Her mother sat in the living room where she had raised her daughters and cried. When she could speak, she looked at her oldest daughter and said, “She was my baby, you know. She’s gone. I’m her mother and I can feel it.”
These days Wendy’s emotional state seesaws between anger and sadness. Her voice quivers as she thinks of what this has done to her and her family, especially her mother.
“My mother is 73 years old. She needs to know what happened to her daughter.”
Unfinished business
Lynn left behind $150 in cash in her bedroom. Her final check from the motel was never cashed. Her bank account has never been touched.
Her dog, Nicky, remains at the family’s Orrington home bounding around in the pen Lynn put up.
Her bedroom at her mother’s house is as she left it. A yellow rose bush she planted in her mother’s yard is blooming.
Lynn’s mother carefully clips each blossom and carries it into the house, doing what she can to preserve the delicate petals.
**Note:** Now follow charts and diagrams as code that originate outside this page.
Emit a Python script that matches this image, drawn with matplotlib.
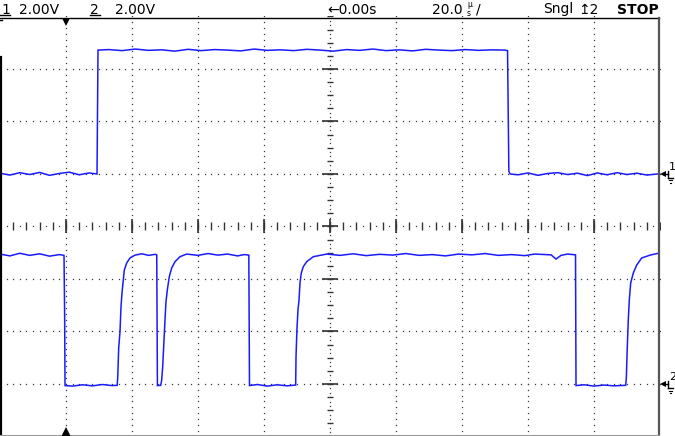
import numpy as np
import matplotlib
matplotlib.use("Agg")
import matplotlib.pyplot as plt

# ---------------- data (time in microseconds, amplitude in volts) ----------------
ch1_time_us = [-100.0, -97.0, -94.0, -91.0, -88.0, -85.0, -82.0, -79.0, -76.0, -73.0,
               -70.6, -70.3,
               -67.0, -63.0, -59.0, -55.0, -51.0, -47.0, -43.0, -39.0, -35.0, -31.0,
               -27.0, -23.0, -19.0, -15.0, -11.0, -7.0, -3.0, 1.0, 5.0, 9.0,
               13.0, 17.0, 21.0, 25.0, 29.0, 33.0, 37.0, 41.0, 45.0, 49.0, 53.0,
               53.8, 54.2, 54.6,
               57.0, 60.0, 63.0, 66.0, 69.0, 72.0, 75.0, 78.0, 81.0, 84.0, 87.0,
               90.0, 93.0, 96.0, 100.0]
ch1_volts = [0.03, -0.04, 0.05, -0.02, 0.06, -0.05, 0.02, 0.07, -0.03, 0.04,
             0.0, 4.72,
             4.74, 4.70, 4.76, 4.71, 4.73, 4.68, 4.75, 4.70, 4.74, 4.72,
             4.69, 4.76, 4.71, 4.73, 4.70, 4.75, 4.72, 4.68, 4.74, 4.71,
             4.76, 4.70, 4.73, 4.69, 4.75, 4.72, 4.70, 4.74, 4.71, 4.73, 4.72,
             4.70, 0.10, 0.0,
             -0.03, 0.04, -0.05, 0.02, 0.05, -0.02, 0.03, -0.06, 0.04, -0.03, 0.05,
             -0.02, 0.03, -0.04, 0.01]

ch2_time_us = [-100.0, -97.0, -94.0, -91.0, -88.0, -85.0, -82.0, -80.6, -80.4, -80.3,
               -78.0, -75.0, -72.0, -69.0, -66.0, -64.5,
               -64.33, -64.03, -63.64, -63.33, -63.03, -62.64, -62.33, -61.61, -60.61, -59.09,
               -57.0, -55.0, -53.0, -52.5,
               -52.3, -51.3,
               -51.0, -50.7, -50.3, -50.0, -49.7, -49.3, -48.7, -47.97, -46.97, -45.45, -43.42,
               -40.0, -37.0, -34.0, -31.0, -28.0, -26.0, -24.6,
               -24.5, -24.4,
               -22.0, -19.0, -16.0, -13.0, -10.4,
               -10.3, -10.0, -9.7, -9.39, -9.09, -8.70, -8.09, -7.06, -5.06, -1.0,
               3.0, 7.0, 11.0, 15.0, 19.0, 23.0, 27.0, 31.0, 35.0, 39.0, 43.0, 47.0,
               51.0, 55.0, 59.0, 62.0, 67.0, 68.5, 70.0, 72.0, 74.4,
               74.55,
               77.0, 80.0, 83.0, 86.0, 89.6,
               89.8, 90.09, 90.39, 90.70, 91.12, 91.91, 92.94, 94.45, 97.0, 99.48, 100.0]
ch2_volts = [4.95, 4.88, 4.98, 4.90, 4.96, 4.87, 4.93, 4.90, 2.44, -0.06,
             -0.08, -0.03, -0.07, -0.02, -0.06, -0.05,
             0.23, 1.37, 1.99, 2.95, 3.47, 3.96, 4.34, 4.61, 4.80, 4.91,
             4.96, 4.90, 4.94, 4.92,
             -0.06, -0.05,
             0.15, 0.66, 1.68, 2.44, 3.14, 3.58, 4.09, 4.42, 4.66, 4.85, 4.95,
             4.90, 4.97, 4.91, 4.95, 4.88, 4.93, 4.91,
             2.44, -0.06,
             -0.02, -0.08, -0.03, -0.07, -0.04,
             1.04, 2.13, 2.82, 3.20, 3.85, 4.23, 4.47, 4.66, 4.85, 4.95,
             4.90, 4.96, 4.89, 4.94, 4.91, 4.97, 4.90, 4.93, 4.88, 4.95, 4.92, 4.97,
             4.90, 4.93, 4.89, 4.95, 4.92, 4.76, 4.90, 4.95, 4.92,
             -0.06,
             -0.03, -0.08, -0.04, -0.07, -0.05,
             0.23, 1.42, 2.44, 3.20, 3.85, 4.23, 4.53, 4.80, 4.91, 4.98, 4.97]

header_texts = ["1", "2.00V", "2", "2.00V", "\u21900.00s", "20.0", "\u00b5\ns", "/",
                "Sngl", "\u21a52", "STOP"]

# scope settings
time_per_div_us = 20.0
ch1_volts_per_div = 2.0
ch2_volts_per_div = 2.0
ch1_offset_div = 1.0
ch2_offset_div = -3.0

W, H = 675, 436
fig = plt.figure(figsize=(W / 100, H / 100), dpi=100)
fig.patch.set_facecolor("white")

# graticule axes: 10 x 8 divisions
left_px, right_px = 0.0, 660.0
center_y_px, div_y_px = 226.5, 52.5
top_px = center_y_px - 4 * div_y_px
bot_px = center_y_px + 4 * div_y_px
ax = fig.add_axes([left_px / W, 1 - bot_px / H, (right_px - left_px) / W, (bot_px - top_px) / H])
ax.set_xlim(-5, 5)
ax.set_ylim(-4, 4)
ax.axis("off")

dot_col = "#3a3a3a"
tick_col = "#333333"
# dotted grid lines
for k in range(-4, 5):
    if k == 0:
        continue
    yy = np.arange(-4, 4.001, 1 / 9)
    ax.plot(np.full_like(yy, k), yy, ls="none", marker="s", ms=0.9, mew=0, color=dot_col)
for j in range(-3, 4):
    if j == 0:
        continue
    xx = np.arange(-5, 5.001, 0.1)
    ax.plot(xx, np.full_like(xx, j), ls="none", marker="s", ms=0.9, mew=0, color=dot_col)

# center horizontal axis: ticks every 0.2 div, dots between
xt = np.arange(-5, 5.001, 0.2)
ax.plot(xt, np.zeros_like(xt), ls="none", marker="|", ms=5.5, mew=1.0, color=tick_col)
xd = np.arange(-4.9, 5.0, 0.2)
ax.plot(xd, np.zeros_like(xd), ls="none", marker="s", ms=0.9, mew=0, color=dot_col)
xm = np.arange(-4, 5, 1)
ax.plot(xm, np.zeros_like(xm), ls="none", marker="|", ms=10, mew=1.2, color=tick_col)

# center vertical axis: ticks every 0.25 div, dots between
yt = np.arange(-4, 4.001, 0.25)
ax.plot(np.zeros_like(yt), yt, ls="none", marker="_", ms=4.5, mew=1.0, color=tick_col)
yd = np.concatenate([yt[:-1] + 0.25 / 3, yt[:-1] + 0.5 / 3])
ax.plot(np.zeros_like(yd), yd, ls="none", marker="s", ms=0.9, mew=0, color=dot_col)
ym = np.arange(-3, 4, 1)
ax.plot(np.zeros_like(ym), ym, ls="none", marker="_", ms=11, mew=1.2, color=tick_col)

# traces
trace_col = "#1a1aff"
t1 = np.array(ch1_time_us) / time_per_div_us
v1 = np.array(ch1_volts) / ch1_volts_per_div + ch1_offset_div
t2 = np.array(ch2_time_us) / time_per_div_us
v2 = np.array(ch2_volts) / ch2_volts_per_div + ch2_offset_div
ax.plot(t1, v1, color=trace_col, lw=1.1, solid_joinstyle="miter", zorder=5)
ax.plot(t2, v2, color=trace_col, lw=1.1, solid_joinstyle="miter", zorder=5)

# overlay in pixel coordinates for the screen furniture
ov = fig.add_axes([0, 0, 1, 1], zorder=10)
ov.set_xlim(0, W)
ov.set_ylim(H, 0)
ov.axis("off")
ov.patch.set_alpha(0)

# header line + borders
ov.plot([0, 659], [18, 18], color="black", lw=1.0)
ov.plot([659, 659], [18, 436], color="#555555", lw=1.6)
ov.plot([0.8, 0.8], [57, 436], color="black", lw=1.6)
ov.plot([0, 659], [434.5, 434.5], color="#999999", lw=0.8)
ov.plot([0, 2], [20, 20], color="black", lw=1.0)

# trigger position triangles
ov.plot([66], [22], marker="v", ms=6, color="black", mew=0)
ov.plot([66], [432], marker="^", ms=7, color="black", mew=0)

# header texts
fs = 10
fam = ["DejaVu Sans"]
base = 13.5
ov.text(1, base, header_texts[0], fontsize=fs, family=fam, va="baseline", ha="left")
ov.plot([0, 10], [15.5, 15.5], color="black", lw=1.0)
ov.text(19, base, header_texts[1], fontsize=fs, family=fam, va="baseline", ha="left")
ov.text(90, base, header_texts[2], fontsize=fs, family=fam, va="baseline", ha="left")
ov.plot([90, 100], [15.5, 15.5], color="black", lw=1.0)
ov.text(115, base, header_texts[3], fontsize=fs, family=fam, va="baseline", ha="left")
ov.text(327, base, header_texts[4], fontsize=fs, family=fam, va="baseline", ha="left")
ov.text(432, base, header_texts[5], fontsize=fs, family=fam, va="baseline", ha="left")
ov.text(467, 15.5, header_texts[6], fontsize=5.5, family=fam, va="baseline", ha="left",
        linespacing=0.95)
ov.text(476, base, header_texts[7], fontsize=fs, family=fam, va="baseline", ha="left")
ov.text(543, base, header_texts[8], fontsize=fs, family=fam, va="baseline", ha="left")
ov.text(578, base, header_texts[9], fontsize=fs, family=fam, va="baseline", ha="left")
ov.text(617, base, header_texts[10], fontsize=fs, family=fam, va="baseline", ha="left",
        fontweight="bold")

# channel ground markers on the right
for yy, lab in [(174, "1"), (384, "2")]:
    ov.plot([663], [yy], marker="<", ms=5, color="black", mew=0)
    ov.plot([663, 668], [yy, yy], color="black", lw=1.0)
    ov.plot([668, 668], [yy - 3, yy + 4], color="black", lw=1.0)
    ov.plot([668, 673], [yy + 4, yy + 4], color="black", lw=1.0)
    ov.plot([669, 672], [yy + 6.5, yy + 6.5], color="black", lw=0.8)
    ov.plot([670, 671], [yy + 9, yy + 9], color="black", lw=0.8)
    ov.text(669, yy - 4, lab, fontsize=8, family=fam, va="baseline", ha="left")

fig.savefig("out.png", dpi=100, facecolor="white")
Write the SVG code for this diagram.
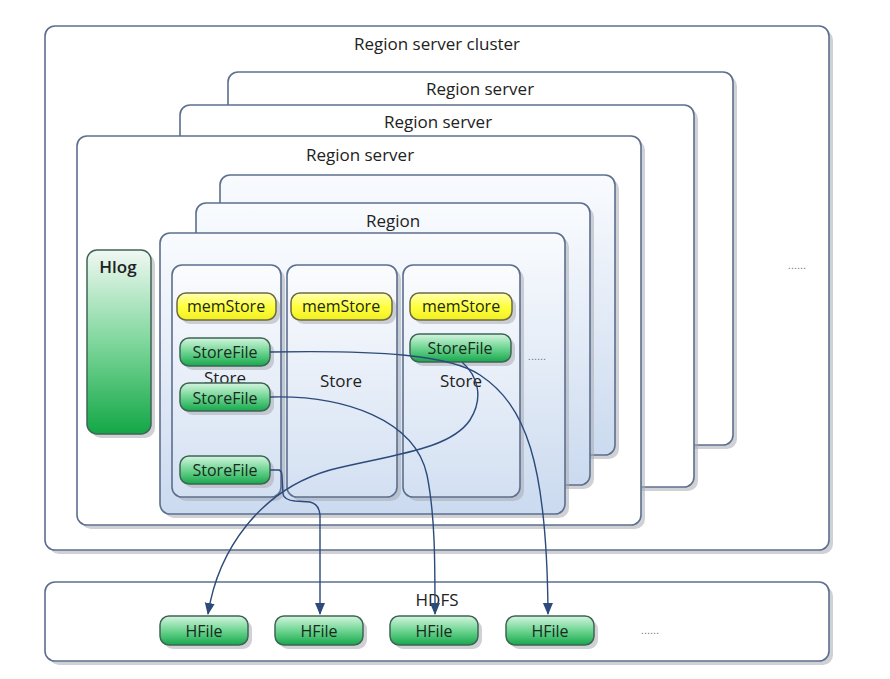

Wendy’s husband recently planted the tiny peony roots along the picket fence Lynn had built in front of their home.
Just last week, a neighbor came by carrying slips cut from a variety of bushes in her yard. Months earlier Lynn had asked if she could have pieces of the bushes to transplant in her mother’s yard.
“Lynn had wanted these,” the neighbor said, handing them over to Wendy.
The bushes lean against the house waiting to be planted. Wendy knows that her sister isn’t going to be coming home to plant them, and she knows that she won’t be home in the spring to see the peony stems poke their green heads through the dirt.
She knows that if her sister were OK, she would be home. For the family, it’s now a matter of waiting to see if someday they may find out what happened to her.